We're going to kick off our new safety column with a subject most people tend to overlook until it's too late. And no, we're not talking about your most recent wedding anniversary. The subject here is about towing a vehicle and the proper way of anchoring it to a trailer. We've seen way too many examples of how not to do it in recent months to pass up this opportunity to showcase the proper procedure. Whether you haul vehicles as a profession, or once a year to your favorite Jeep Jamboree, the information we are about to cover should not be taken lightly.

People tend to ignore the "what if?" scenario because it takes additional time and money to do it right. Or in some cases, ignorance plays a part in the equation. However, one thing remains constant; Individual state laws as well as the National Transportation Safety Administration define a very specific blueprint for those of us who tow. Without reciting the actual regulation as written in the NHTSA handbook, we'll just say it like this: regardless of anchoring method (e.g., chain, ratchet strap, etc.) you must use a minimum of four individual attachment points (per vehicle) with an acceptable weight rating if you plan to tow a vehicle on our nation's roadways.
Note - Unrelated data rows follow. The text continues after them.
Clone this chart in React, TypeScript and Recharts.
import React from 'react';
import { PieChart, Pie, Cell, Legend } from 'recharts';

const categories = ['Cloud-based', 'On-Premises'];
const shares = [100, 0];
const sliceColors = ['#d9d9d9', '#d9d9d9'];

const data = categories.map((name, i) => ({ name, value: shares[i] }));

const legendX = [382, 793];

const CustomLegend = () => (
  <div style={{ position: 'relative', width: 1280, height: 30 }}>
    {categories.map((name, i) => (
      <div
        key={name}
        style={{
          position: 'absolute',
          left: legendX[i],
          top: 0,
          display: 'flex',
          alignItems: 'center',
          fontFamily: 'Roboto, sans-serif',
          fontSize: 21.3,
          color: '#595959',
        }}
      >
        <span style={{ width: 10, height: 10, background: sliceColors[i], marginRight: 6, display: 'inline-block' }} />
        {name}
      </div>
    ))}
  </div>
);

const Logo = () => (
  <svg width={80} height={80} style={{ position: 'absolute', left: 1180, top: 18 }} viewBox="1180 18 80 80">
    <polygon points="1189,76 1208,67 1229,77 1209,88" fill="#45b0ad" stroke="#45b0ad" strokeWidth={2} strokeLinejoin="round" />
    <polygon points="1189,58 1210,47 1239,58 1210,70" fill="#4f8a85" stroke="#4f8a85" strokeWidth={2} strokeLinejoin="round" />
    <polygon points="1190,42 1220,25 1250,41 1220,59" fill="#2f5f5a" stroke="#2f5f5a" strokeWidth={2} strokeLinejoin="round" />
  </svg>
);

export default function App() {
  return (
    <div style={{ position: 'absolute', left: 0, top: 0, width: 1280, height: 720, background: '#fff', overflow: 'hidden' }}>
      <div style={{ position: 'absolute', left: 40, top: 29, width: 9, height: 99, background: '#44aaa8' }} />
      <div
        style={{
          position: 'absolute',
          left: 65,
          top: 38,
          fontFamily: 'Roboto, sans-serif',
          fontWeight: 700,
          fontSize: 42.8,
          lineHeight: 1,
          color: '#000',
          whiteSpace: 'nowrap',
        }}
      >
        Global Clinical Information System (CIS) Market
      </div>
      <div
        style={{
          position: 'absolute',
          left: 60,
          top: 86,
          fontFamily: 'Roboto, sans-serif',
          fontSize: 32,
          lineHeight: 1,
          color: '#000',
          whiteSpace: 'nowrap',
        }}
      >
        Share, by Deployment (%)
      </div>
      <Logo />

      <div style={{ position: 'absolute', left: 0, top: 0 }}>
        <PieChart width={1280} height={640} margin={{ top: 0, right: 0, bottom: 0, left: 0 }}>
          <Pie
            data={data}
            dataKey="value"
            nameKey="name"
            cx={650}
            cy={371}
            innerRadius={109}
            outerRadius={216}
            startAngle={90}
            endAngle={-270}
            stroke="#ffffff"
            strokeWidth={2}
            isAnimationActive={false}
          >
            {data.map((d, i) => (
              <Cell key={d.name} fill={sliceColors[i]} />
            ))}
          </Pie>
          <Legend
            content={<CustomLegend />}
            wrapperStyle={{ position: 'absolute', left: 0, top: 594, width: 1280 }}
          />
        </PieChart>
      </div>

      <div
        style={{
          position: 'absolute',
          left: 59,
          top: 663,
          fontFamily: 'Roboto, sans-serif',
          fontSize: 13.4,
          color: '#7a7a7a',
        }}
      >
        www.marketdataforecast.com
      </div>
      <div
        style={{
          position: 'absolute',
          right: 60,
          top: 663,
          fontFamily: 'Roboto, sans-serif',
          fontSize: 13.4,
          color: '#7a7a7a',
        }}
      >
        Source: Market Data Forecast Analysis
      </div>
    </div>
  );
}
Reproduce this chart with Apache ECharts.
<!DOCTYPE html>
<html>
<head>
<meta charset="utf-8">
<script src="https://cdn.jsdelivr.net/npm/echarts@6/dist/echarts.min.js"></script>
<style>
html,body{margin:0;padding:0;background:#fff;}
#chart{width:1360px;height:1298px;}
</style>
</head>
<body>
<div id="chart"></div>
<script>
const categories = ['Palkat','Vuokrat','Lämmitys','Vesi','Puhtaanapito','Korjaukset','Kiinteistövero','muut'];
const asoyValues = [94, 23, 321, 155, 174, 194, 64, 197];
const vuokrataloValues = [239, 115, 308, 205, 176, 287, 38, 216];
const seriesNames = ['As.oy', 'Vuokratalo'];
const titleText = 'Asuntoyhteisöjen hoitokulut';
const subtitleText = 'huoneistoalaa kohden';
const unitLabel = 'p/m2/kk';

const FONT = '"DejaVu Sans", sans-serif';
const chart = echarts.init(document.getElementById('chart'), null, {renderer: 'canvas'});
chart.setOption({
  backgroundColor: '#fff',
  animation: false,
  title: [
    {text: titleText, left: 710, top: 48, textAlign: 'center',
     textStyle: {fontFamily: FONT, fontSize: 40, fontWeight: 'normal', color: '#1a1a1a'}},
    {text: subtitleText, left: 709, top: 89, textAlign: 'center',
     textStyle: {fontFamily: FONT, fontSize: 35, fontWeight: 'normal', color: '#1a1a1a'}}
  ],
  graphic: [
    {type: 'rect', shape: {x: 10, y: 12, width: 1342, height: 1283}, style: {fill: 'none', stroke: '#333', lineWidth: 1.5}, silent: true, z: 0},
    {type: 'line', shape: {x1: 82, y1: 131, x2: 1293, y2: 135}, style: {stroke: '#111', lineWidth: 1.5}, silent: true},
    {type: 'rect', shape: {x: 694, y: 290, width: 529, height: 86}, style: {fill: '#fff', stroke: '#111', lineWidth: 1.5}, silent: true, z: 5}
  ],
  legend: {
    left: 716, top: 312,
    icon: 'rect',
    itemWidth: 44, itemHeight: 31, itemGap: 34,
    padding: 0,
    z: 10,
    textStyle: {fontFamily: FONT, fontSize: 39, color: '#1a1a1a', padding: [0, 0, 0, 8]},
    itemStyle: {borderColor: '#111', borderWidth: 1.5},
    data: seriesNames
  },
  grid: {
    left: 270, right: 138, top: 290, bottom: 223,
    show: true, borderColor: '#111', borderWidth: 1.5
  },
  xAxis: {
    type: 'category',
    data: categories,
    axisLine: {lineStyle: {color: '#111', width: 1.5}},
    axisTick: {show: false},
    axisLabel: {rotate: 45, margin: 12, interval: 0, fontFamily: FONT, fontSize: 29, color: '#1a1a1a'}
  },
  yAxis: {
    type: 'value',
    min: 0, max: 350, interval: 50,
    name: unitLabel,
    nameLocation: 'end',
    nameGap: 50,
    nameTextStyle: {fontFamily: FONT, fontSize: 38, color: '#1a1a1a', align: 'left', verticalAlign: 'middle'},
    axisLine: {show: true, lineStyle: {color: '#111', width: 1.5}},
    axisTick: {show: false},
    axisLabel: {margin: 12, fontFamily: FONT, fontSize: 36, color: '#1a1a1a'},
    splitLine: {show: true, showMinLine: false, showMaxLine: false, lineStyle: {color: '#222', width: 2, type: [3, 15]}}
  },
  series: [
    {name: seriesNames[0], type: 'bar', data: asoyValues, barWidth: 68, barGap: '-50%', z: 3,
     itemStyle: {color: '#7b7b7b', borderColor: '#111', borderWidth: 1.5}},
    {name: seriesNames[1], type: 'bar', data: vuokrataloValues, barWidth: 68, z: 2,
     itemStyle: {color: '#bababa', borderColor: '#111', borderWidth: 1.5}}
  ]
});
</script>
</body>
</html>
That means two individual points up front and two more out back. If one strap should become loose or break altogether the opposite side is there to maintain tension on the load.

To take this one step further, we recommend that each strap or chain be attached to the opposite corner of the towed vehicle. Simply put, make an "x" at each end of the vehicle when tying down your rig. The "x" technique also ensures that the vehicle cannot move laterally on the deck of the trailer during an evasive maneuver.
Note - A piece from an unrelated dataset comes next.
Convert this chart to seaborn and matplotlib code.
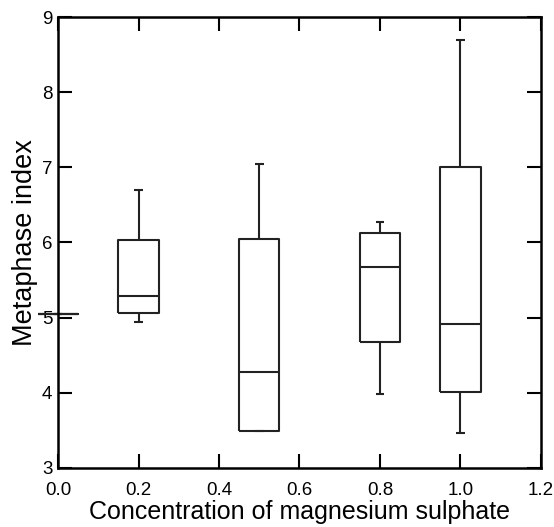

Other important considerations about ratchet straps:

* When ratcheting the excess slack of a strap, be sure that the strap makes at least two complete revolutions around the spool or drum of the ratcheting mechanism; this will prevent strap slippage.

* When purchasing straps, be sure that the webbing is indeed rated for the maximum weight you intend to tow. A good rule of thumb is to size your anchoring straps to the maximum weight of your trailer, or if you have multiple trailers, use straps with roughly double the burst strength of the weight of your vehicle.

* Stick with polyester webbing material over nylon. Polyester has less of a tendency to stretch when force is applied to it.

* Develop a habit of using individual axle straps with protective sleeves at each corner.

* Make sure the ratchet straps you use have positive-locking snap-style hooks to ensure the straps stay connected in the case of a load shift.

* Never allow webbing-type tie-down straps to rub against metal or other abrasive surfaces when securing a vehicle to a trailer.

* When excess webbing material exists after the strap is tightened, be sure to tie it up to prevent it from flapping around in the wind.

* When not in use, store webbing-type tie-down straps in a location that protects them from sunlight, chemicals and moisture.

* Never rely on a winch to secure your rig to the trailer. It's bad for the winch's braking mechanism and there is no guarantee that it will hold.